The meeting, to be attended by the Japanese foreign and defense ministers, U.S. Ambassador to Japan John Roos, and a senior U.S. Defense Department official, is intended to accelerate adjustments between Tokyo and Washington and also within the Japanese government, which has yet to present a clear position on the issue.

Roos will represent U.S. Secretary of State Hillary Clinton and U.S. Defense Secretary Robert Gates.

Participants will study the process of how the two countries reached the 2006 accord to relocate the U.S. Marines Corps' Futemma Air Station from a downtown residential area of Ginowan to the less densely populated city of Nago in northern Okinawa by 2014.

The accord is part of a broader Japan-U.S. agreement on the realignment of U.S. forces in Japan and involves the transfer of around 8,000 Marines from Okinawa to Guam. It was agreed under a previous government led by the Liberal Democratic Party, which is now an opposition party.

But the working group is off to rocky start, with Japanese Prime Minister Yukio Hatoyama saying Japan will engage in talks without seeing the 2006 accord as a premise and U.S. President Barack Obama saying the group will focus on the implementation of the agreement.

Differences among Japanese Cabinet members are compounding the issue, with Defense Minister Toshimi Kitazawa backing the existing deal but Foreign Minister Katsuya Okada floating the idea of transferring the air station to the nearby U.S. Kadena Air Base.

Kitazawa said in the morning that the participants will engage in a "frank exchange of opinion without setting any premise."

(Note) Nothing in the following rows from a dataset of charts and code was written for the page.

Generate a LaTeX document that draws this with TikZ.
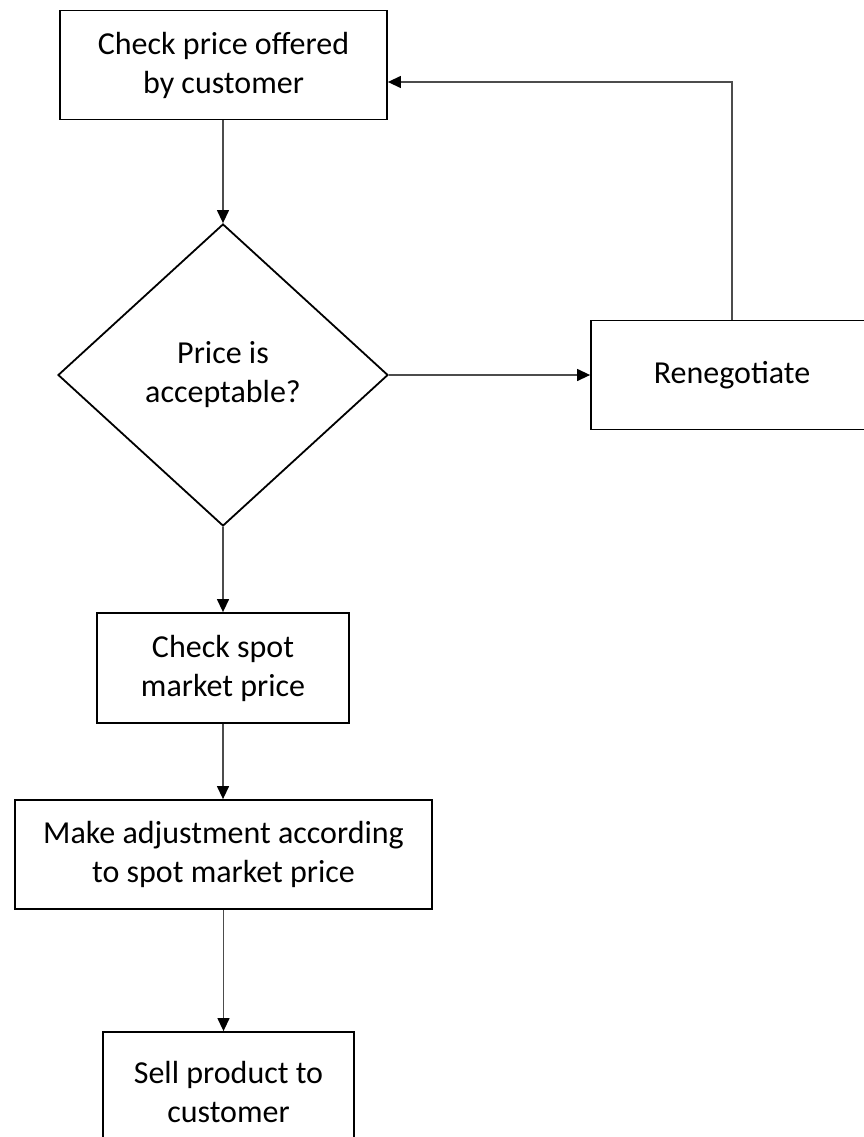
\documentclass[tikz,border=0pt]{standalone}
\usepackage{fontspec}
\setmainfont{Carlito}
\usetikzlibrary{shapes.geometric,arrows.meta}
\begin{document}
\begin{tikzpicture}[x=1pt,y=-1pt,
  every node/.style={font=\fontsize{32}{39}\selectfont, align=center, inner sep=0pt},
  procbox/.style={draw=black, line width=1.8pt, rectangle},
  decision/.style={draw=black, line width=1.8pt, diamond},
  conn/.style={draw=black!70, line width=1.3pt, -{Triangle[length=13pt,width=12pt,color=black]}}]
  \useasboundingbox (0,0) rectangle (864,1137);
  \clip (0,0) rectangle (864,1137);
  \fill[white] (0,0) rectangle (864,1137);

  \node[procbox, minimum width=327pt, minimum height=109pt] (check) at (223.5,65) {Check price offered\\by customer};
  \node[decision, minimum width=330pt, minimum height=302pt] (accept) at (223,375) {Price is\\acceptable?};
  \node[procbox, minimum width=282pt, minimum height=109pt] (reneg) at (732,375) {Renegotiate};
  \node[procbox, minimum width=252pt, minimum height=110pt] (spot) at (223,668) {Check spot\\market price};
  \node[procbox, minimum width=417pt, minimum height=109pt] (adjust) at (223.5,854.5) {Make adjustment according\\to spot market price};
  \node[procbox, minimum width=251pt, minimum height=120pt] (sell) at (228.5,1092) {Sell product to\\customer};

  \draw[conn] (check.south -| accept.north) -- (accept.north);
  \draw[conn] (accept.east) -- (reneg.west);
  \draw[conn] (reneg.north) |- ([yshift=-17pt]check.east);
  \draw[conn] (accept.south) -- (accept.south |- spot.north);
  \draw[conn] (spot.south) -- (spot.south |- adjust.north);
  \draw[conn] (adjust.south) -- (adjust.south |- sell.north);
\end{tikzpicture}
\end{document}
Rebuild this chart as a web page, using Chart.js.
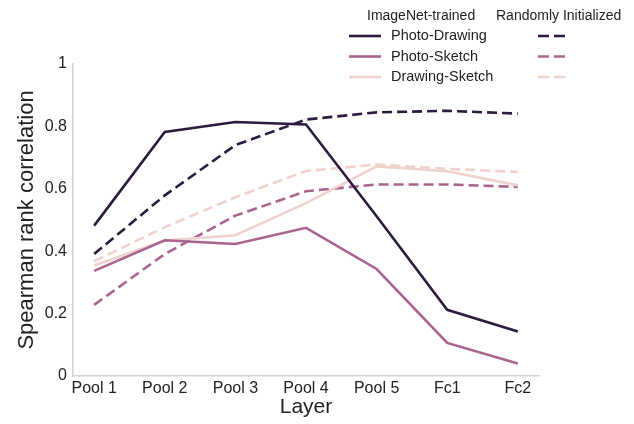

Japan and the United States agreed a week ago to set up the ministerial-level working group, just days before Obama visited Japan for the first time since becoming president.

Hatoyama and Obama agreed Friday in talks in Tokyo to seek an early settlement of the issue, but this was interpreted as sidestepping a potential flashpoint that could undermine the countries' security alliance.